![HSV-AI Logo](https://github.com/HSV-AI/hugo-website/blob/master/static/images/logo_v9.png?raw=true)

# Implicit Recommendation from ECommerce Data

Some of the material for this work is based on [A Gentle Introduction to Recommender Systems with Implicit Feedback](https://jessesw.com/Rec-System/) by Jesse Steinweg Woods. This tutorial includes an implementation of the Alternating Least Squares algorithm and some other useful functions (like the area under the curve calculation). Other parts of the tutorial are based on a previous version of the Implicit library and had to be reworked.

The dataset used for this work is from Kaggle [E-Commerce Data, Actual transactions from UK retailer](https://www.kaggle.com/carrie1/ecommerce-data)


# Global Imports

In [1]:
import pandas as pd
import numpy as np
import random
from matplotlib import pyplot as plt
import implicit
import scipy
from sklearn import metrics
from pandas.api.types import CategoricalDtype

In [2]:
%run Common-Functions.ipynb

In [None]:
selected_df = pd.read_pickle('../data/interim/ecommerce/selected_invoices.gz')
item_lookup = pd.read_pickle('../data/interim/ecommerce/item_lookup.gz')

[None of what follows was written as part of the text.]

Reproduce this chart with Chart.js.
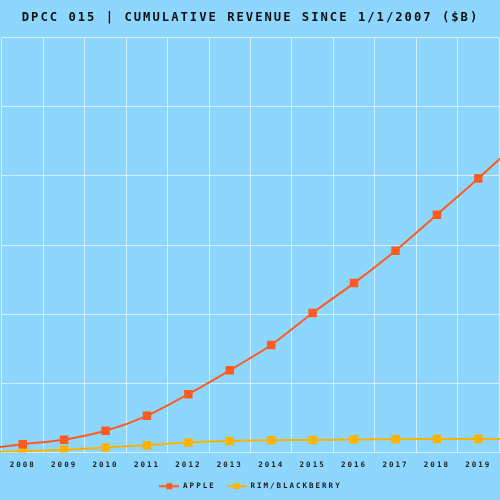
<!DOCTYPE html>
<html>
<head>
<meta charset="utf-8">
<script src="https://cdn.jsdelivr.net/npm/chart.js@4.4.1/dist/chart.umd.min.js"></script>
<style>
  html, body { margin: 0; padding: 0; background: #8dd6fe; }
  #wrap { width: 500px; height: 500px; }
</style>
</head>
<body>
<div id="wrap"><canvas id="c" width="500" height="500"></canvas></div>
<script>
// ---- data ----
const years = ['2007','2008','2009','2010','2011','2012','2013','2014','2015','2016','2017','2018','2019','2020'];
const appleRevenue = [24, 60, 93, 157, 265, 422, 594, 777, 1009, 1225, 1459, 1720, 1982, 2256];
const rimRevenue = [3, 9, 20, 36, 53, 72, 84, 89, 91, 94, 96, 98, 98, 99];
const seriesNames = ['APPLE', 'RIM/BLACKBERRY'];
const titleText = 'DPCC 015 | CUMULATIVE REVENUE SINCE 1/1/2007 ($B)';
const firstShownYear = '2008';
const lastShownYear = '2019';
const yMin = 0, yMax = 3000, yStep = 500;

const BG = '#8dd6fe';
const ORANGE = '#ff5a1f';
const YELLOW = '#ffb300';
const GRID = 'rgba(255,255,255,0.6)';
const FONT = "'DejaVu Sans Mono', monospace";

function makeMarker(color) {
  const c = document.createElement('canvas');
  c.width = 20; c.height = 8;
  const g = c.getContext('2d');
  g.strokeStyle = color; g.lineWidth = 2;
  g.beginPath(); g.moveTo(0, 4); g.lineTo(20, 4); g.stroke();
  g.fillStyle = color;
  g.fillRect(7, 1, 6, 6);
  return c;
}
const markers = [makeMarker(ORANGE), makeMarker(YELLOW)];

const spacingPlugin = {
  id: 'spacing',
  beforeLayout(chart) { chart.ctx.letterSpacing = '2px'; },
  beforeDraw(chart) {
    const ctx = chart.ctx;
    ctx.letterSpacing = '2px';
    ctx.save();
    ctx.fillStyle = BG;
    ctx.fillRect(0, 0, chart.width, chart.height);
    ctx.restore();
  }
};

const defaultGen = Chart.defaults.plugins.legend.labels.generateLabels;

new Chart(document.getElementById('c'), {
  type: 'line',
  data: {
    labels: years,
    datasets: [
      {
        label: seriesNames[0],
        data: appleRevenue,
        borderColor: ORANGE,
        backgroundColor: ORANGE,
        borderWidth: 2,
        pointStyle: 'rect',
        pointRadius: 6,
        pointBorderWidth: 0,
        pointBackgroundColor: ORANGE,
        tension: 0.25
      },
      {
        label: seriesNames[1],
        data: rimRevenue,
        borderColor: YELLOW,
        backgroundColor: YELLOW,
        borderWidth: 2,
        pointStyle: 'rect',
        pointRadius: 6,
        pointBorderWidth: 0,
        pointBackgroundColor: YELLOW,
        tension: 0.25
      }
    ]
  },
  options: {
    responsive: false,
    animation: false,
    devicePixelRatio: 1,
    layout: { autoPadding: false, padding: { left: 2, right: 1, top: 0, bottom: 0 } },
    scales: {
      x: {
        type: 'category',
        offset: true,
        grid: { offset: true, color: GRID, lineWidth: 1, drawTicks: true, tickLength: 4, tickColor: 'rgba(0,0,0,0)' },
        border: { display: false },
        ticks: { color: '#1b1b1b', padding: 4, font: { family: FONT, size: 7.5, weight: 'bold' }, maxRotation: 0 },
        afterDataLimits(scale) {
          scale.min = years.indexOf(firstShownYear);
          scale.max = years.indexOf(lastShownYear);
        },
        afterFit(scale) { scale.height -= 2; }
      },
      y: {
        min: yMin,
        max: yMax,
        ticks: { display: false, stepSize: yStep },
        grid: { color: GRID, lineWidth: 1, drawTicks: false },
        border: { display: false }
      }
    },
    plugins: {
      title: {
        display: true,
        text: titleText,
        color: '#111',
        font: { family: FONT, size: 12.2, weight: 'bold' },
        padding: { top: 11, bottom: 12 }
      },
      legend: {
        position: 'bottom',
        labels: {
          usePointStyle: true,
          pointStyleWidth: 20,
          color: '#1b1b1b',
          font: { family: FONT, size: 7.5, weight: 'bold' },
          padding: 11,
          generateLabels(chart) {
            const items = defaultGen(chart);
            items.forEach((it, i) => { it.pointStyle = markers[i]; });
            return items;
          }
        }
      },
      tooltip: { enabled: false }
    }
  },
  plugins: [spacingPlugin]
});
</script>
</body>
</html>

print('Loaded',len(selected_df),'rows')

In [None]:
invoices = list(np.sort(selected_df.InvoiceNo.unique())) # Get our unique customers
products = list(selected_df.StockCode.unique()) # Get our unique products that were purchased
quantity = list(selected_df.Quantity) # All of our purchases

cols = selected_df.InvoiceNo.astype(CategoricalDtype(categories=invoices, ordered=True)).cat.codes 
# Get the associated row indices
rows = selected_df.StockCode.astype(CategoricalDtype(categories=products, ordered=True)).cat.codes 
# Get the associated column indices
purchases_sparse = scipy.sparse.csr_matrix((quantity, (rows, cols)), shape=(len(products), len(invoices)))

In [None]:
matrix_size = purchases_sparse.shape[0]*purchases_sparse.shape[1] # Number of possible interactions in the matrix
num_purchases = len(purchases_sparse.nonzero()[0]) # Number of items interacted with
sparsity = 100*(1 - (num_purchases/matrix_size))
sparsity

# Training & Test Datasets

We will use the function below to create a training and test dataset from the tutorial linked at the top. The test dataset masks some percentage of purchases to tested later with a recommendation.

In [None]:
product_train, product_test, products_altered, transactions_altered = make_train(purchases_sparse, pct_test = 0.1)

# Implicit Recommendation Model

The code below creates and trains one of the models available from the Implicit package. Currently using hyperparameters suggested by various tutorials with no tuning.

In [None]:
alpha = 29
factors = 64
regularization = 0.117
iterations = 73

model = implicit.als.AlternatingLeastSquares(factors=factors,
                                    regularization=regularization,
                                    iterations=iterations)

## BayesianPersonalizedRanking was pretty bad
# model = implicit.bpr.BayesianPersonalizedRanking(factors=31,
#                                     regularization=0.1,
#                                     iterations=50)


# model = implicit.lmf.LogisticMatrixFactorization(factors=32,
#                                     regularization=0.1,
#                                     iterations=50)

model.fit((product_train * alpha).astype('double'))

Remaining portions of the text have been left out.